BEGIN
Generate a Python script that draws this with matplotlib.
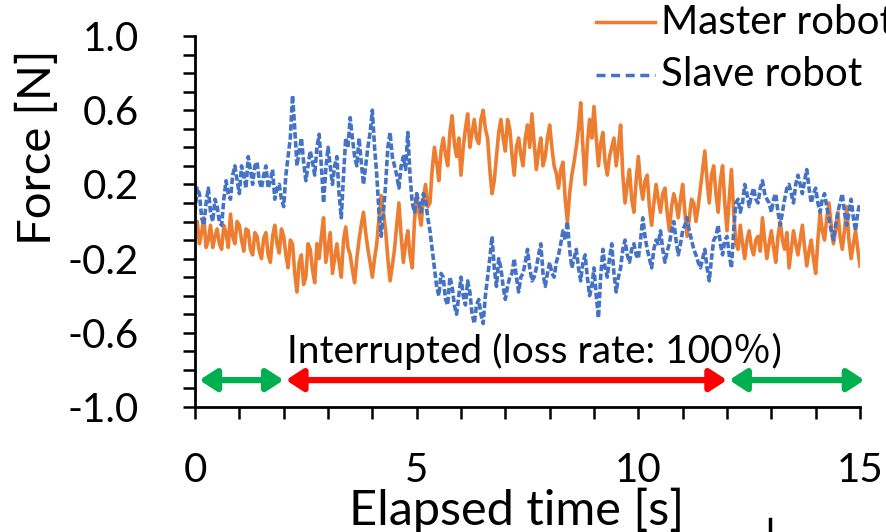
import numpy as np
import matplotlib
matplotlib.use("Agg")
import matplotlib.pyplot as plt
from matplotlib.lines import Line2D
from matplotlib.ticker import FixedLocator, MultipleLocator

plt.rcParams['font.family'] = ['Lato', 'Noto Sans CJK JP', 'DejaVu Sans']
plt.rcParams['axes.unicode_minus'] = False

# ---- data: readings at 0.0, 0.1, ... 15.0 s and at the half steps 0.05, 0.15, ... 14.95 s ----
master_force_tenths = [
    -0.05, -0.12, 0.02, -0.10, -0.14, -0.04, -0.15, -0.06, 0.04, -0.12,
    -0.02, -0.16, -0.05, -0.18, -0.08, -0.20, -0.06, -0.22, -0.02, -0.17,
    -0.08, -0.25, -0.12, -0.38, -0.18, -0.30, -0.15, -0.33, -0.20, 0.02,
    -0.14, -0.28, -0.12, -0.30, -0.03, -0.18, -0.33, -0.10, 0.05, -0.15,
    -0.30, -0.12, 0.14, -0.05, -0.32, -0.15, 0.10, -0.22, -0.05, -0.25,
    0.15, -0.02, 0.20, 0.10, 0.40, 0.22, 0.45, 0.30, 0.57, 0.35,
    0.25, 0.50, 0.40, 0.55, 0.42, 0.60, 0.45, 0.15, 0.35, 0.55,
    0.38, 0.50, 0.25, 0.45, 0.30, 0.52, 0.58, 0.28, 0.45, 0.35,
    0.52, 0.30, 0.18, 0.32, 0.00, 0.25, 0.40, 0.64, 0.20, 0.55,
    0.62, 0.30, 0.48, 0.25, 0.40, 0.30, 0.52, 0.10, 0.28, 0.05,
    0.35, 0.12, 0.25, -0.02, 0.20, 0.05, 0.18, -0.05, 0.15, 0.02,
    0.20, -0.08, 0.12, 0.00, 0.18, 0.38, 0.10, 0.30, 0.05, 0.30,
    -0.05, 0.28, -0.12, -0.02, -0.20, -0.05, -0.18, -0.08, 0.02, -0.20,
    -0.05, -0.22, 0.00, -0.15, -0.25, -0.05, -0.18, -0.02, -0.24, -0.10,
    -0.28, 0.05, -0.10, 0.10, -0.12, 0.05, -0.15, 0.08, -0.20, -0.05,
    -0.24,
]
master_force_half = [
    0.00, -0.06, -0.14, -0.02, -0.08, -0.12, -0.02, -0.14, -0.08, 0.00,
    -0.10, -0.04, -0.15, -0.06, -0.16, -0.09, -0.18, -0.08, -0.12, -0.04,
    -0.18, -0.10, -0.28, -0.22, -0.34, -0.12, -0.26, -0.12, -0.08, -0.22,
    -0.06, -0.20, -0.22, -0.10, -0.14, -0.26, -0.20, -0.02, -0.06, -0.22,
    -0.20, 0.02, 0.05, -0.20, -0.24, -0.02, -0.08, -0.12, -0.18, 0.00,
    0.05, 0.12, 0.08, 0.28, 0.32, 0.38, 0.36, 0.48, 0.42, 0.45,
    0.40, 0.58, 0.48, 0.45, 0.55, 0.50, 0.28, 0.22, 0.48, 0.45,
    0.55, 0.36, 0.40, 0.36, 0.45, 0.40, 0.42, 0.38, 0.30, 0.45,
    0.40, 0.26, 0.28, 0.12, 0.15, 0.32, 0.50, 0.40, 0.42, 0.45,
    0.45, 0.42, 0.32, 0.35, 0.45, 0.40, 0.25, 0.20, 0.12, 0.22,
    0.20, 0.22, 0.08, 0.10, 0.12, 0.15, 0.05, 0.08, 0.10, 0.12,
    0.05, 0.02, 0.10, 0.08, 0.28, 0.22, 0.25, 0.15, 0.22, 0.10,
    0.12, 0.05, -0.15, -0.12, -0.10, -0.14, -0.10, -0.16, -0.10, -0.12,
    -0.14, -0.08, -0.10, -0.06, -0.15, -0.12, -0.10, -0.14, -0.16, -0.20,
    -0.10, -0.05, 0.02, -0.02, -0.05, -0.08, -0.05, -0.10, -0.12, -0.15,
]

slave_force_tenths = [
    0.05, 0.15, -0.02, 0.18, 0.00, 0.08, -0.02, 0.22, 0.12, 0.30,
    0.15, 0.25, 0.35, 0.20, 0.32, 0.18, 0.30, 0.22, 0.12, 0.20,
    0.08, 0.35, 0.68, 0.30, 0.45, 0.22, 0.38, 0.25, 0.47, 0.10,
    0.40, 0.20, 0.35, 0.02, 0.45, 0.56, 0.35, 0.45, 0.20, 0.40,
    0.60, 0.25, -0.08, 0.20, 0.48, 0.30, 0.18, 0.35, 0.48, 0.10,
    0.15, 0.05, 0.12, -0.05, -0.25, -0.40, -0.30, -0.45, -0.35, -0.50,
    -0.30, -0.45, -0.38, -0.55, -0.42, -0.55, -0.30, -0.08, -0.35, -0.25,
    -0.42, -0.30, -0.20, -0.38, -0.28, -0.15, -0.32, -0.25, -0.12, -0.35,
    -0.22, -0.30, -0.18, -0.05, 0.00, -0.25, -0.15, -0.32, -0.18, -0.40,
    -0.25, -0.52, -0.15, -0.30, -0.12, -0.38, -0.25, -0.10, -0.22, -0.12,
    -0.20, 0.02, -0.15, -0.25, -0.10, -0.05, -0.22, -0.12, 0.00, -0.18,
    -0.05, 0.02, -0.10, -0.18, -0.25, -0.15, -0.32, -0.10, -0.02, -0.18,
    -0.08, -0.25, 0.10, 0.05, 0.20, 0.08, 0.18, 0.10, 0.22, 0.12,
    0.05, 0.15, -0.02, 0.12, 0.20, 0.10, 0.25, 0.15, 0.28, 0.10,
    0.18, 0.05, 0.15, 0.02, -0.10, 0.05, 0.15, -0.02, 0.12, -0.05,
    0.10,
]
slave_force_half = [
    0.18, 0.02, 0.10, 0.05, 0.12, 0.00, 0.12, 0.15, 0.25, 0.22,
    0.30, 0.18, 0.28, 0.30, 0.22, 0.25, 0.18, 0.28, 0.18, 0.12,
    0.25, 0.45, 0.50, 0.38, 0.32, 0.30, 0.32, 0.40, 0.30, 0.28,
    0.30, 0.30, 0.15, 0.25, 0.40, 0.45, 0.30, 0.32, 0.30, 0.48,
    0.40, 0.05, 0.05, 0.40, 0.35, 0.25, 0.30, 0.28, 0.25, 0.05,
    0.10, 0.15, 0.02, -0.15, -0.35, -0.28, -0.42, -0.30, -0.45, -0.40,
    -0.40, -0.32, -0.50, -0.45, -0.50, -0.40, -0.20, -0.25, -0.20, -0.35,
    -0.35, -0.28, -0.30, -0.30, -0.22, -0.25, -0.30, -0.18, -0.28, -0.28,
    -0.28, -0.22, -0.12, -0.10, -0.15, -0.20, -0.25, -0.22, -0.30, -0.35,
    -0.40, -0.30, -0.25, -0.20, -0.28, -0.30, -0.15, -0.18, -0.15, -0.18,
    -0.10, -0.08, -0.20, -0.15, -0.12, -0.15, -0.16, -0.05, -0.10, -0.12,
    -0.02, -0.05, -0.15, -0.22, -0.20, -0.25, -0.20, -0.08, -0.12, -0.10,
    -0.18, -0.05, 0.12, 0.10, 0.15, 0.14, 0.12, 0.18, 0.15, 0.10,
    0.12, 0.05, 0.05, 0.18, 0.15, 0.20, 0.20, 0.22, 0.18, 0.15,
    0.10, 0.12, 0.08, -0.05, -0.02, 0.10, 0.05, 0.05, 0.02, 0.05,
]

series_labels = ["Master robot", "Slave robot"]
y_tick_values = [-1.0, -0.6, -0.2, 0.2, 0.6, 1.0]
x_tick_values = [0, 5, 10, 15]

# phases: start / end (s)
phase_start = [0.1, 2.05, 12.05]
phase_end = [2.0, 12.0, 15.1]
annotation_text = "Interrupted (loss rate: 100％)"

ORANGE = "#ED7D31"
BLUE = "#4472C4"
GREEN = "#00B050"
RED = "#FF0000"
phase_colors = [GREEN, RED, GREEN]


def merge(tenths, half):
    t_a = np.arange(len(tenths)) * 0.1
    t_b = np.arange(len(half)) * 0.1 + 0.05
    t = np.concatenate([t_a, t_b])
    v = np.concatenate([tenths, half])
    order = np.argsort(t)
    return t[order], v[order]


t_master, v_master = merge(master_force_tenths, master_force_half)
t_slave, v_slave = merge(slave_force_tenths, slave_force_half)

W, H = 886, 532
fig = plt.figure(figsize=(W / 100, H / 100), dpi=100)
ax = fig.add_axes([195 / W, (H - 407) / H, (860 - 195) / W, (407 - 36) / H])

ax.plot(t_master, v_master, color=ORANGE, lw=2.6, solid_joinstyle='round')
ax.plot(t_slave, v_slave, color=BLUE, lw=2.6, ls=(0, (1.8, 0.7)))

ax.set_xlim(0, 15)
ax.set_ylim(-1.0, 1.0)

for s in ["top", "right"]:
    ax.spines[s].set_visible(False)
for s in ["left", "bottom"]:
    ax.spines[s].set_linewidth(2.0)
    ax.spines[s].set_color("black")

ax.xaxis.set_major_locator(FixedLocator(x_tick_values))
ax.xaxis.set_minor_locator(MultipleLocator(1))
ax.yaxis.set_major_locator(FixedLocator(y_tick_values))
ax.yaxis.set_minor_locator(MultipleLocator(0.1))
ax.set_yticklabels([f"{v:.1f}" for v in y_tick_values])
ax.set_xticklabels([str(v) for v in x_tick_values])

ax.tick_params(axis="both", which="both", direction="out", length=8.5, width=1.8, color="black")
ax.tick_params(axis="y", which="major", labelsize=29, pad=32)
ax.tick_params(axis="x", which="major", labelsize=29, pad=24)

ax.set_ylabel("Force [N]", fontsize=34)
ax.yaxis.set_label_coords(-0.205, 0.70)
ax.set_xlabel("Elapsed time [s]", fontsize=35)
ax.xaxis.set_label_coords(0.483, -0.218)

# phase arrows
arrow_y = -0.855
for x0, x1, c in zip(phase_start, phase_end, phase_colors):
    ax.annotate("", xy=(x1, arrow_y), xytext=(x0, arrow_y),
                arrowprops=dict(arrowstyle="<|-|>,head_length=1.0,head_width=0.65",
                                color=c, lw=4.5, shrinkA=0, shrinkB=0),
                annotation_clip=False)

ax.text(7.65, -0.70, annotation_text, fontsize=28, ha="center", va="center")

# legend (drawn in figure pixels)
def fx(px):
    return px / W

def fy(py):
    return 1 - py / H

fig.add_artist(Line2D([fx(596), fx(655)], [fy(22), fy(22)], color=ORANGE, lw=2.5,
                      transform=fig.transFigure))
fig.add_artist(Line2D([fx(596), fx(655)], [fy(75), fy(75)], color=BLUE, lw=2.5,
                      ls=(0, (2.6, 1.6)), transform=fig.transFigure))
fig.text(fx(661), fy(22), series_labels[0], fontsize=29, va="center", ha="left")
fig.text(fx(661), fy(75), series_labels[1], fontsize=29, va="center", ha="left")

# small stray mark at the bottom of the reference
fig.add_artist(Line2D([fx(770), fx(770)], [fy(519), fy(532)], color="black", lw=2.5,
                      transform=fig.transFigure))

fig.savefig("out.png", dpi=100)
END
## What to do
Reproduce the material above from its first line through the line containing "from matplotlib.ticker import", both ends included, and skip every picture.

## Reply
Generate a Python script that draws this with matplotlib.
import numpy as np
import matplotlib
matplotlib.use("Agg")
import matplotlib.pyplot as plt
from matplotlib.lines import Line2D
from matplotlib.ticker import FixedLocator, MultipleLocator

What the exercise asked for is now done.